GPs will be encouraged to make early referrals to the service; employers can only make referrals after an employee has been absent on sick leave for four weeks. There are no self-referrals. The ‘return to work plan’ will be agreed with the employee, and the service will also need users’ agreement as to who sees which parts of the plan.

The service’s implementation coincides with recently released annual figures from the Health and Safety Executive, showing that almost 46 per cent of the half a million employees who developed a new illness over the past year had an illness related to stress, depression or anxiety and that 23.5 million working days were lost to all illnesses in the year from 2013-14.

Data protection

The government’s implementation of Section 56 of the Data Protection Act 1998, expected this month, has been delayed due to an unspecified “technical issue” according to the Ministry of Justice. The department says it is working urgently to resolve the problem and “remains committed to making the practice of enforced subject access illegal”.

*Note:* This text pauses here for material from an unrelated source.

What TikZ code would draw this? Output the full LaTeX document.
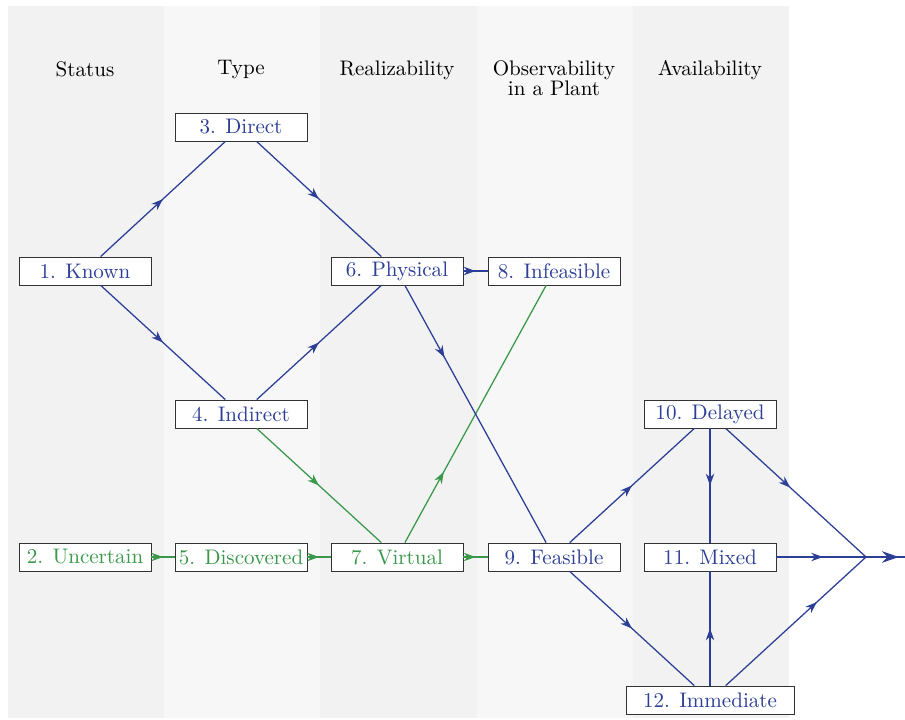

Section 56 makes it an offence for employers to require individuals to make data subject access requests in order to provide the employer with evidence of whether or not they have a criminal record. Employers can only ask the Disclosure and Barring service for a criminal record check where the person concerned would be working with children or vulnerable adults, or where the job requires a high level of public responsibility (for example, doctors and lawyers). Ellen Temperton, a partner at Lewis Silkin, says the implementation of the provision “could have a wide-reaching effect on the recruitment practices of many employers.”

Case round-up

The trade union Unite has said it will not appeal the Employment Appeal Tribunal’s decision in the overtime holiday pay case, Bear Scotland v Fulton. The EAT’s judgment imposed limitations on a worker’s right to bring historic claims for underpayments as a series of unlawful deductions. Glenn Hayes, employment partner at Irwin Mitchell, said the announcement was “surprising as it was widely anticipated that the union would appeal … particularly as the EAT itself conceded that this aspect of its decision was ‘arguable’.

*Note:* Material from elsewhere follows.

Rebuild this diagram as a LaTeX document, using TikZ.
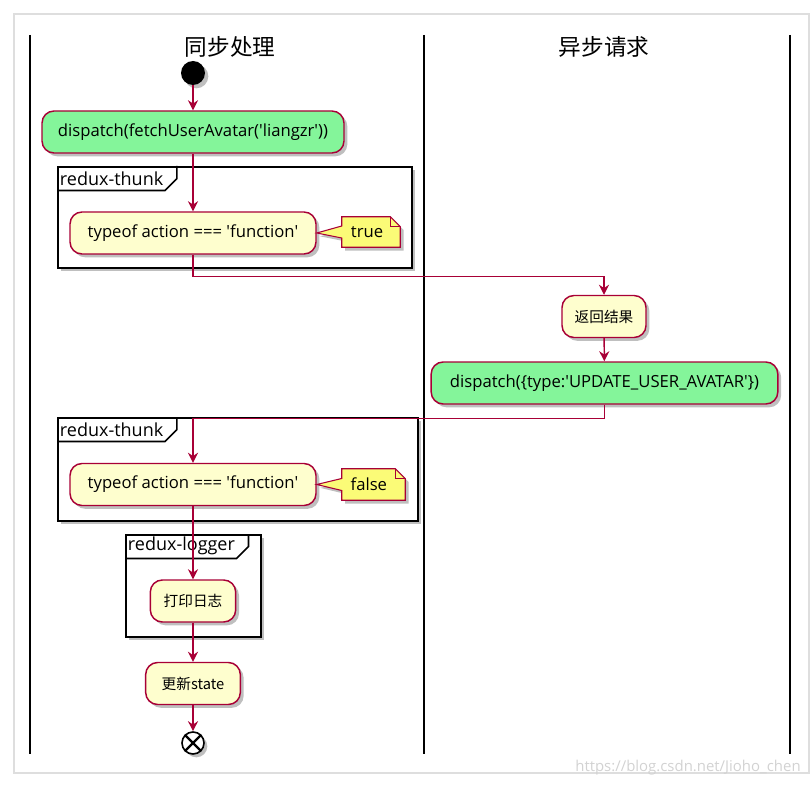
\documentclass[tikz,border=0pt]{standalone}
\usepackage{fontspec}
\setmainfont{Open Sans}
\newfontfamily\cjk{Noto Sans CJK SC}
\usepackage{tikz}
\usepackage{xcolor}
\usetikzlibrary{arrows.meta,positioning,shadows}
\definecolor{umlred}{HTML}{A80036}
\definecolor{actfill}{HTML}{FEFECE}
\definecolor{actgreen}{HTML}{84F59A}
\definecolor{notefill}{HTML}{FBFB77}
\newcommand{\sq}{\textquotesingle}
\tikzset{%
	umlshadow/.style = {drop shadow={shadow xshift=2.5pt, shadow yshift=-2.5pt, opacity=0.25, fill=black}},
	action/.style    = {draw=umlred, fill=actfill, line width=1.1pt, rounded corners=9pt, minimum height=31.5pt, text centered, font=\fontsize{12.5}{14}\selectfont, umlshadow},
	cjkact/.style    = {action, font=\cjk\fontsize{11}{13}\selectfont},
	greenact/.style  = {action, fill=actgreen},
	notebox/.style   = {inner sep=0pt, font=\fontsize{12.5}{14}\selectfont},
	noteline/.style  = {draw=umlred, fill=notefill, line width=0.8pt, line join=miter, umlshadow},
	framebox/.style  = {draw=black, line width=1.5pt, fill=white, umlshadow},
	tablabel/.style  = {inner xsep=2pt, inner ysep=0pt, minimum height=18pt, anchor=north west, font=\fontsize{13.5}{15}\selectfont},
	lanetitle/.style = {font=\cjk\fontsize{17}{20}\selectfont},
	lane/.style      = {line width=1.6pt},
	flow/.style      = {draw=umlred, line width=1.1pt, -{Stealth[length=7.5pt,width=7.5pt,inset=2.5pt]}},
}
\begin{document}
\begin{tikzpicture}[x=0.75pt,y=-0.75pt]
	\useasboundingbox (0,0) rectangle (811,788);
	\draw[black!13, line width=0.9pt] (14,14) rectangle (809,773);  % outer border
	\node[gray!35, font=\fontsize{11.2}{13}\selectfont] (mark) at (688,768) {https://blog.csdn.net/Jioho\_chen};
	
	% swimlanes
	\draw[lane] (30,35) -- (30,754);
	\draw[lane] (424,35) -- (424,754);
	\draw[lane] (790,35) -- (790,754);
	\node[lanetitle] (syncT) at (230,47) {同步处理};
	\node[lanetitle] (asyncT) at (604,47) {异步请求};
	
	% frames
	\node[framebox, minimum width=265.5pt, minimum height=75.75pt] (thunkA) at (235,217.5) {};
	\node[tablabel] (thunkAlbl) at (thunkA.north west) {redux-thunk\kern8pt};
	\draw[line width=1.2pt] (thunkAlbl.south west) -- ([xshift=-9pt]thunkAlbl.south east) -- ([yshift=9pt]thunkAlbl.south east) -- (thunkAlbl.north east);
	
	\node[framebox, minimum width=270pt, minimum height=77.25pt] (thunkB) at (238,469.5) {};
	\node[tablabel] (thunkBlbl) at (thunkB.north west) {redux-thunk\kern8pt};
	\draw[line width=1.2pt] (thunkBlbl.south west) -- ([xshift=-9pt]thunkBlbl.south east) -- ([yshift=9pt]thunkBlbl.south east) -- (thunkBlbl.north east);
	
	\node[framebox, minimum width=101.25pt, minimum height=76.5pt] (logger) at (193.5,586) {};
	\node[tablabel] (loggerlbl) at (logger.north west) {redux-logger\kern8pt};
	\draw[line width=1.2pt] (loggerlbl.south west) -- ([xshift=-9pt]loggerlbl.south east) -- ([yshift=9pt]loggerlbl.south east) -- (loggerlbl.north east);
	
	% activities
	\node[circle, fill=black, minimum size=18pt, inner sep=0pt, umlshadow] (start) at (193,73) {};
	\node[greenact, minimum width=226.5pt] (fetch) at (193,132) {dispatch(fetchUserAvatar(\sq liangzr\sq))};
	\node[action, minimum width=184.5pt] (typeA) at (193,233) {typeof action === \sq function\sq};
	\node[cjkact, minimum width=63pt] (result) at (604,316.5) {返回结果};
	\node[greenact, minimum width=260pt] (update) at (604.5,383) {dispatch(\{type:\sq UPDATE\_USER\_AVATAR\sq\})};
	\node[action, minimum width=184.5pt] (typeB) at (193,484.5) {typeof action === \sq function\sq};
	\node[cjkact, minimum width=64pt] (printlog) at (193,601) {打印日志};
	\node[cjkact, minimum width=71pt] (newstate) at (193,683.5) {更新state};
	\node[circle, draw=black, fill=white, line width=1.2pt, minimum size=16.5pt, inner sep=0pt, umlshadow] (fin) at (193,743) {};
	\draw[line width=1.6pt] (fin.north west) -- (fin.south east) (fin.north east) -- (fin.south west);
	
	% notes
	\node[notebox, minimum width=43.5pt, minimum height=22.5pt] (noteT) at (371,232) {};
	\draw[noteline] (noteT.north west) -- ([xshift=-7.5pt]noteT.north east) -- ([yshift=-7.5pt]noteT.north east) -- (noteT.south east) -- (noteT.south west) -- ([yshift=-4.5pt]noteT.west) -- (typeA.east) -- ([yshift=4.5pt]noteT.west) -- cycle;
	\draw[umlred, line width=0.8pt] ([xshift=-7.5pt]noteT.north east) -- ([xshift=-7.5pt,yshift=-7.5pt]noteT.north east) -- ([yshift=-7.5pt]noteT.north east);
	\node[notebox] at ([xshift=-3pt]noteT.center) {true};
	
	\node[notebox, minimum width=47.25pt, minimum height=23.25pt] (noteF) at (373.5,484.5) {};
	\draw[noteline] (noteF.north west) -- ([xshift=-7.5pt]noteF.north east) -- ([yshift=-7.5pt]noteF.north east) -- (noteF.south east) -- (noteF.south west) -- ([yshift=-4.5pt]noteF.west) -- (typeB.east) -- ([yshift=4.5pt]noteF.west) -- cycle;
	\draw[umlred, line width=0.8pt] ([xshift=-7.5pt]noteF.north east) -- ([xshift=-7.5pt,yshift=-7.5pt]noteF.north east) -- ([yshift=-7.5pt]noteF.north east);
	\node[notebox] at ([xshift=-3.5pt]noteF.center) {false};
	
	% flow
	\draw[flow] (start) -- (fetch);
	\draw[flow] (fetch) -- (typeA);
	\draw[flow] (typeA.south) -- ++(0,22) -| (result.north);
	\draw[flow] (result) -- (update);
	\draw[flow] (update.south) -- ++(0,14) -| (typeB.north);
	\draw[flow] (typeB) -- (printlog);
	\draw[flow] (printlog) -- (newstate);
	\draw[flow] (newstate) -- (fin);
\end{tikzpicture}
\end{document}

“We now have a bit more clarity in relation to the issue of holiday pay and overtime,” he continued, “but there are still plenty of uncertainties, and other claims are likely to be raised over the coming months and years. Businesses that do not start to adjust their holiday pay calculations could face claims for underpayment of holiday pay in the employment tribunal and should consider taking action now.” The law firm notes that employers can still legitimately refuse to adjust holiday pay where overtime is purely voluntary, ad hoc or where an employee can ‘reasonably’ refuse it.